TTR
TTR copied to clipboard
rolling trimmed mean
Description
new functionality supporting rolling trimmed means
when trim * n is not an integer, there is special handling needed for the boundaries:
https://stats.stackexchange.com/questions/4252/how-to-calculate-the-truncated-or-trimmed-mean
very hokey rough implementation.
runTrimmedMean <- function(x, n, cumulative = FALSE, trim) {
if ((trim > 0.5) || (trim < 0)) stop("trim must be between 0,.5")
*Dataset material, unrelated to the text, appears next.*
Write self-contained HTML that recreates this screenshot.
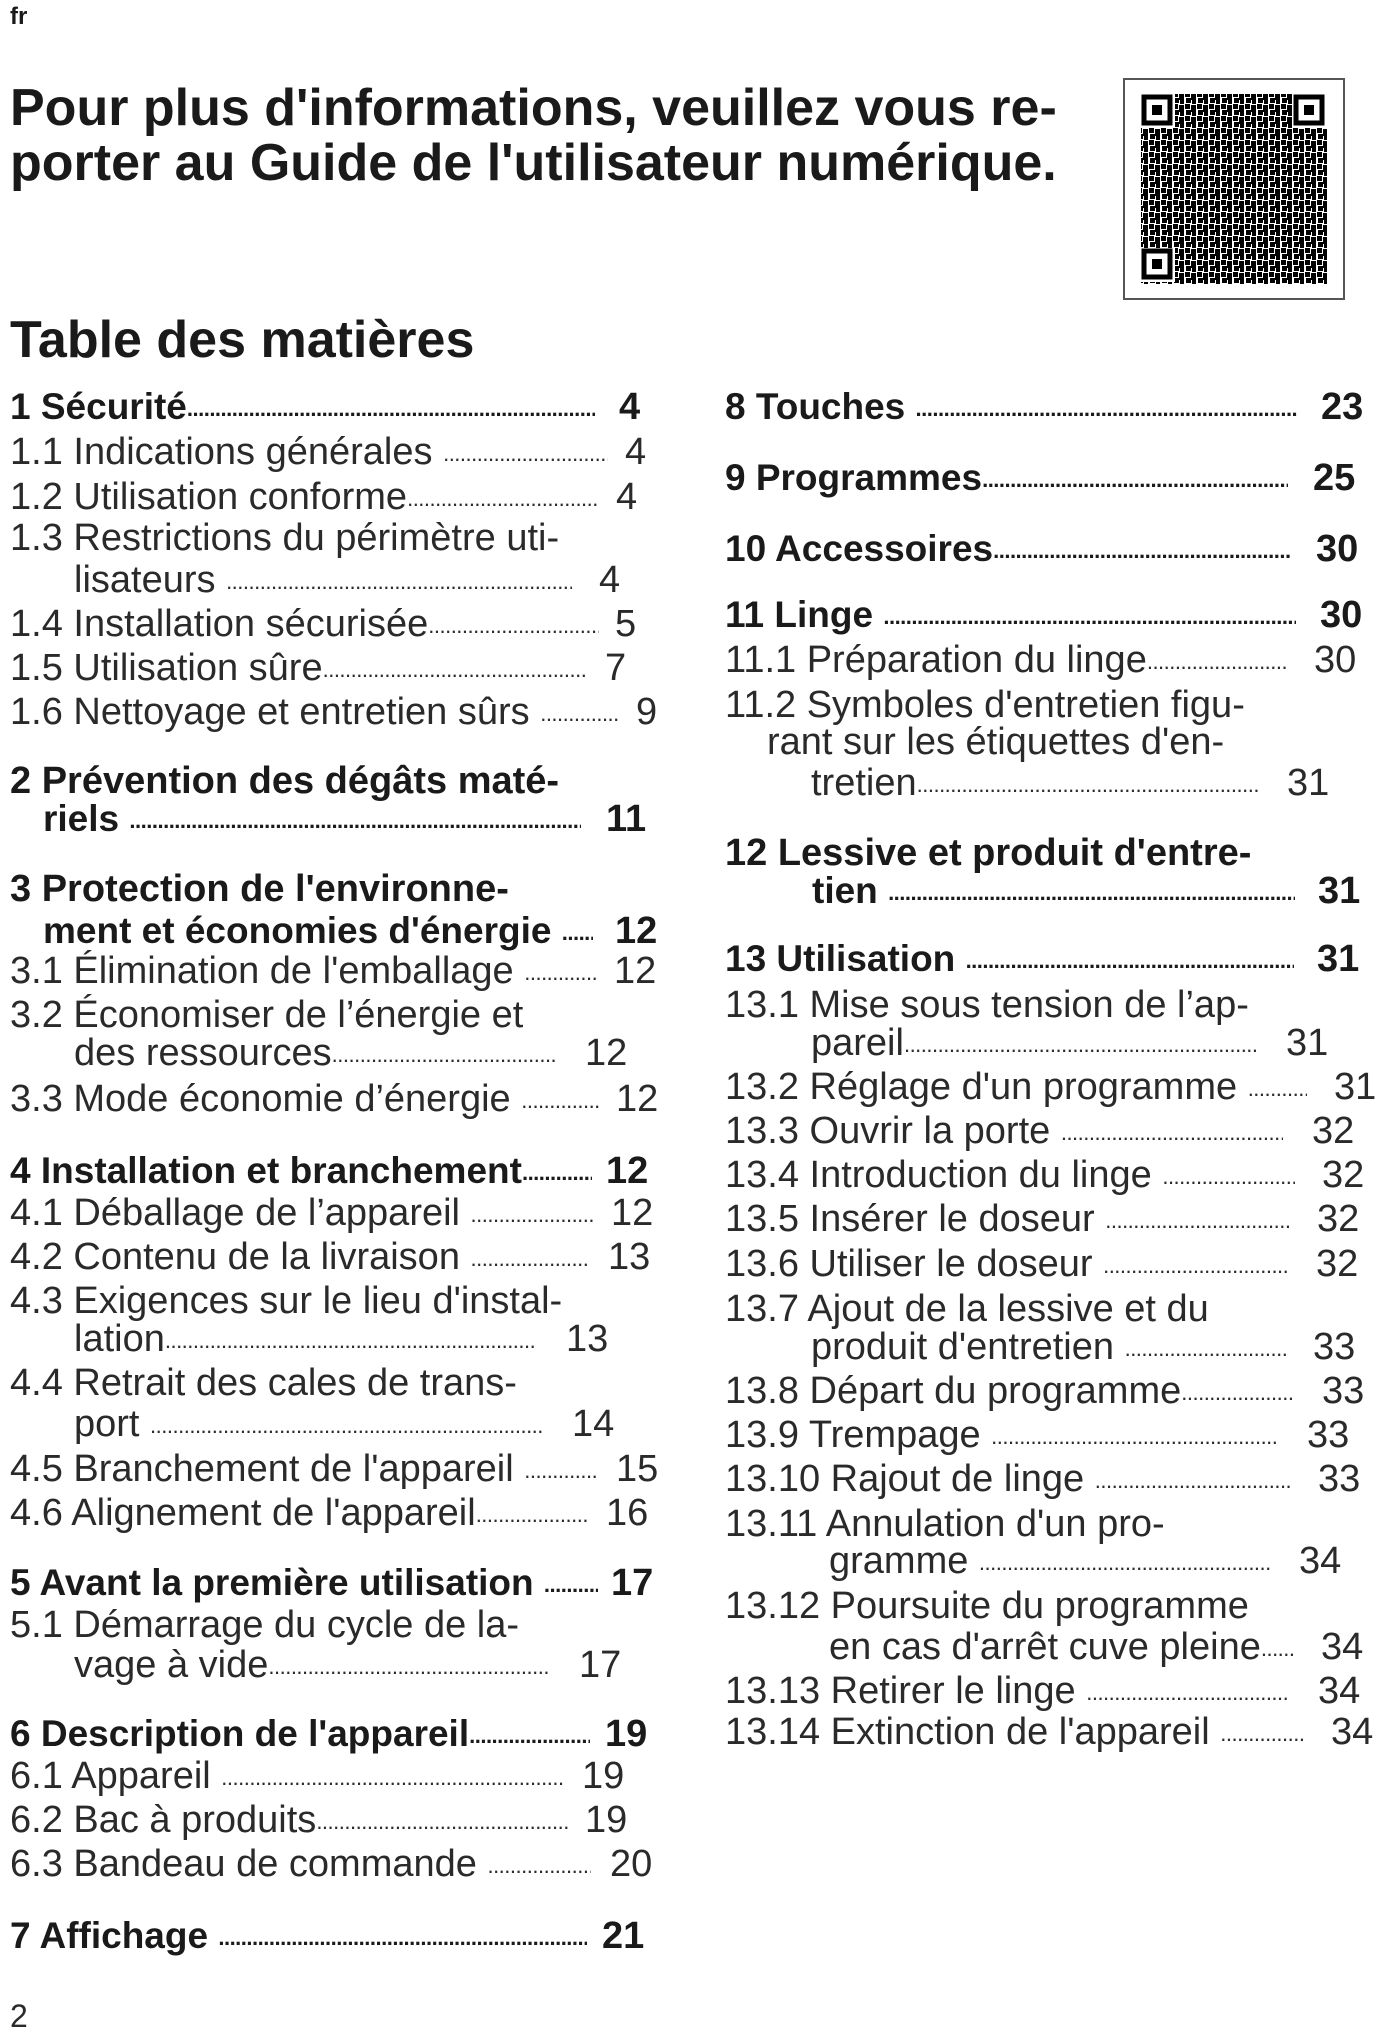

x <- try.xts(x, error = as.matrix)
if (ncol(x) > 1) stop("only supports univariate x")
if (nrow(x) < n) {
is.na(x) <- T
return(x)
}
v <- as.vector(x)
if (cumulative) {
r <- sapply(seq_len(nrow(x)), FUN = \(n) {mean(v[1:n], na.rm = T, trim = trim)})
} else {
#data.table::frollapply slightly faster than zoo::rollapply
r <- data.table::frollapply(v, n = n, FUN = \(vals) {mean(vals, na.rm = T, trim = trim)})
}
return(reclass(r, x))
}
also, not sure if this should be a standalone function in R, or just add a trim parameter to runMean, like how base R does it
I think that one way to think about this is that there are just variants of a single function, with runMean being an optimization for runTrimmedMean(trim = 0) and runMedian an optimization for runTrimmedMean(trim = .5)
also, not sure if this should be a standalone function in R, or just add a
trimparameter torunMean, like how base R does it
If I may join the discussion; I think having it as a trim-parameter is a good idea - then it could applied on all rolling means there is in TTR.
it seems to me that the place to put this would be in runMean, since it already exists, not as a new function
trim in mean.default is defined as:
if (trim > 0 && n) {
if (is.complex(x))
stop("trimmed means are not defined for complex data")
if (anyNA(x))
return(NA_real_)
if (trim >= 0.5)
return(stats::median(x, na.rm = FALSE))
lo <- floor(n * trim) + 1
hi <- n + 1 - lo
x <- sort.int(x, partial = unique(c(lo, hi)))[lo:hi]
}
so your prototype functionality would deliver the median of the data for any value of trim>0.05
agree this should ideally just extend runMean util i get time to work on a proper C pr, here is a usable R implementation:
runTrimmedMean <- function(x, n, cumulative = FALSE, trim = 0) {
if (trim <= 0) return(runMean(x, n = n, cumulative = cumulative))
if (trim >= 0.5) return(runMedian(x, n = n, cumulative = cumulative))
x <- try.xts(x, error = as.matrix)
if (NCOL(x) > 1) stop("ncol(x) > 1. runSum only supports univariate 'x'")
len.x <- nrow(x)
r <- rep(NA_real_, len.x)
v <- as.vector(x)
start <- max(last(which(is.na(v))) + 1, 1)
if (len.x >= (start + n)) {
trim.start <- floor(trim * n) + 1
trimmed.range <- trim.start:(n + 1 - trim.start)
i <- start + n - 1
buff <- sort(v[start:i])
r[i] <- sum(buff[trimmed.range]) / length(trimmed.range)
while(i < len.x) {
i <- i+1
if (cumulative) {
#expand buffer
n <- n + 1
trim.start <- floor(trim * n) + 1
trimmed.range <- trim.start:(n + 1 - trim.start)
} else {
#remove old value from buffer. will always get found by match, so no need for error handling
buff <- buff[-match(v[i-n], buff)]
}
#add new value to buffer. match + insertion is faster than resorting whole buffer
after <- match(TRUE, v[i] <= buff, nomatch = length(buff) + 1) - 1
buff <- append(buff, v[i], after = after) # < 1 will pre-pend
r[i] <- sum(buff[trimmed.range]) / length(trimmed.range) #na's already handled, so bypass checks in mean
}
}
return(reclass(r, x))
}
Great start! Would it make sense to have unit tests of this function versus something like rollapply that uses mean with a trim value?
yes. thats exactly how i tested this version. ill formalize them, as i need to that anyways
Awesome. You can use 'tinytest' (it's a near drop-in replacement for 'testthat') instead of 'RUnit'. I intend to convert all the TTR tests to 'tinytest' at some point.